Predicting Program Behavior Based On Objective Function Minimization

Abstract

Computer systems increasingly rely on dynamic management of their operations with the goal of optimizing an individual or joint metric involving performance, power, temperature, reliability and so on. Such an adaptive system requires an accurate, reliable, and practically viable metric predictors to invoke the dynamic management actions in a timely and efficient manner. Unlike ad-hoc predictors proposed in the past, we propose a unified prediction method in which the optimal metric prediction problem is considered as that of minimizing an objective function. Choice of the objective function and the model type determines the form of the solution whether it is a closed form or one that is numerically determined through optimization.

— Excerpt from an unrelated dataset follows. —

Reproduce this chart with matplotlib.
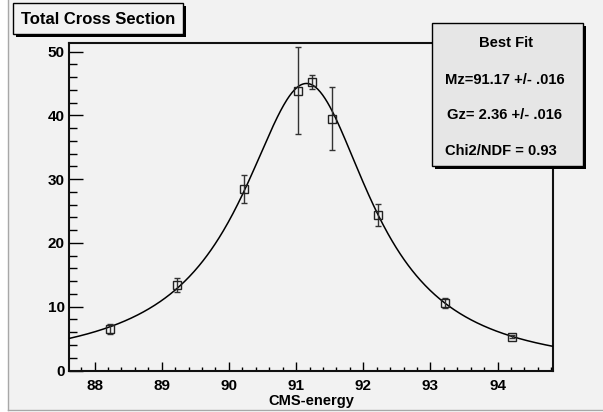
import numpy as np
import matplotlib
matplotlib.use("Agg")
import matplotlib.pyplot as plt
import matplotlib.patches as patches
from matplotlib.ticker import MultipleLocator

plt.rcParams['font.family'] = ['Liberation Sans', 'DejaVu Sans']
plt.rcParams['font.weight'] = 'bold'

# measured cross sections
energy = [88.23, 89.23, 90.23, 91.03, 91.23, 91.53, 92.22, 93.22, 94.22]
sigma = [6.5, 13.4, 28.5, 43.9, 45.3, 39.5, 24.4, 10.6, 5.3]
sigma_err = [0.8, 1.1, 2.2, 6.8, 1.1, 5.0, 1.7, 0.8, 0.2]

# fit result
mz = 91.17
mz_err = ".016"
gz = 2.36
gz_err = ".016"
peak = 45.0
chi2_ndf = 0.93

x_range = (87.62, 94.82)
y_range = (0, 51.4)

BG = '#f2f2f2'
W, H = 603, 412


def fx(x):
    return x / W


def fy(y):
    return 1 - y / H


def breit_wigner(e):
    s = e ** 2
    m2 = mz ** 2
    return peak * (m2 / s) * m2 * gz ** 2 / ((s - m2) ** 2 + m2 * gz ** 2)


def shadow_box(fig, x0, y0, x1, y1, face, off=3):
    shadow = patches.Rectangle((fx(x0 + off), fy(y1 + off)), (x1 - x0) / W, (y1 - y0) / H,
                               transform=fig.transFigure, facecolor='black',
                               edgecolor='none', zorder=4)
    box = patches.Rectangle((fx(x0), fy(y1)), (x1 - x0) / W, (y1 - y0) / H,
                            transform=fig.transFigure, facecolor=face,
                            edgecolor='black', linewidth=1, zorder=5)
    fig.patches.extend([shadow, box])


fig = plt.figure(figsize=(W / 100, H / 100), dpi=100)
fig.patch.set_facecolor('white')

# canvas panel with its thin border
panel = patches.Rectangle((fx(8), fy(410)), (W - 8) / W, 410 / H, transform=fig.transFigure,
                          facecolor=BG, edgecolor='none', zorder=-5)
fig.patches.append(panel)
fig.lines.append(plt.Line2D([fx(8), fx(8)], [fy(0), fy(410)], transform=fig.transFigure,
                            color='#a8a8a8', lw=1, zorder=-4))
fig.lines.append(plt.Line2D([fx(8), fx(W)], [fy(410), fy(410)], transform=fig.transFigure,
                            color='#a8a8a8', lw=1, zorder=-4))

ax = fig.add_axes([fx(69), fy(370.5), (552.7 - 69) / W, (370.5 - 42.7) / H])
ax.set_facecolor(BG)

e = np.linspace(x_range[0], x_range[1], 600)
ax.plot(e, breit_wigner(e), color='black', lw=1.1, zorder=3)

ax.errorbar(energy, sigma, yerr=sigma_err, fmt='s', ms=5.3, mfc='none', mec='#222222',
            mew=1, ecolor='#333333', elinewidth=1, capsize=2.5, capthick=1, zorder=4)

ax.set_xlim(*x_range)
ax.set_ylim(*y_range)

ax.xaxis.set_major_locator(MultipleLocator(1))
ax.xaxis.set_minor_locator(MultipleLocator(0.2))
ax.yaxis.set_major_locator(MultipleLocator(10))
ax.yaxis.set_minor_locator(MultipleLocator(2))

ax.tick_params(axis='x', which='major', direction='in', length=6.5, width=1, pad=6, labelsize=11)
ax.tick_params(axis='x', which='minor', direction='in', length=3, width=1)
ax.tick_params(axis='y', which='major', direction='in', length=10, width=1, pad=3, labelsize=11)
ax.tick_params(axis='y', which='minor', direction='in', length=5.5, width=1)
for lab in ax.get_xticklabels() + ax.get_yticklabels():
    lab.set_fontweight('bold')

for side in ['left', 'bottom', 'right', 'top']:
    ax.spines[side].set_linewidth(1.5)
    ax.spines[side].set_color('#111111')

ax.set_xlabel('CMS-energy', fontsize=10.5, fontweight='bold', labelpad=1)

# title pave
shadow_box(fig, 13, 3.3, 183, 34.3, BG)
fig.text(fx(98), fy(19), 'Total Cross Section', ha='center', va='center',
         fontsize=12, fontweight='bold', zorder=6)

# fit summary pave
shadow_box(fig, 431.7, 22.7, 583.3, 165.7, '#e6e6e6')
fig.text(fx(506), fy(42.7), 'Best Fit', ha='center', va='center', fontsize=10.6,
         fontweight='bold', zorder=6)
fig.text(fx(445), fy(80), f'Mz={mz:.2f} +/- {mz_err}', ha='left', va='center',
         fontsize=10.6, fontweight='bold', zorder=6)
fig.text(fx(447.3), fy(115), f'Gz= {gz:.2f} +/- {gz_err}', ha='left', va='center',
         fontsize=10.6, fontweight='bold', zorder=6)
fig.text(fx(445), fy(150.7), f'Chi2/NDF = {chi2_ndf:.2f}', ha='left', va='center',
         fontsize=10.6, fontweight='bold', zorder=6)

fig.savefig('out.png', dpi=100, facecolor=fig.get_facecolor())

We formulate two particular realizations of the unified prediction method by using the total squared error and accumulated squared error as the objective functions in conjunction with autoregressive models. Under this scenario, the unified prediction method becomes linear prediction and the predictive least square (PLS) prediction, respectively. For both of these predictors, there is a analytical closed form solution that determines model parameters. Experimental results with prediction of instruction per cycle (IPC) and L1 cache miss rate metrics demonstrate superior performance for the proposed predictors over the last value predictor on SPECCPU 2000 benchmarks where in some cases the mean absolute prediction error is reduced by as much as 10-fold.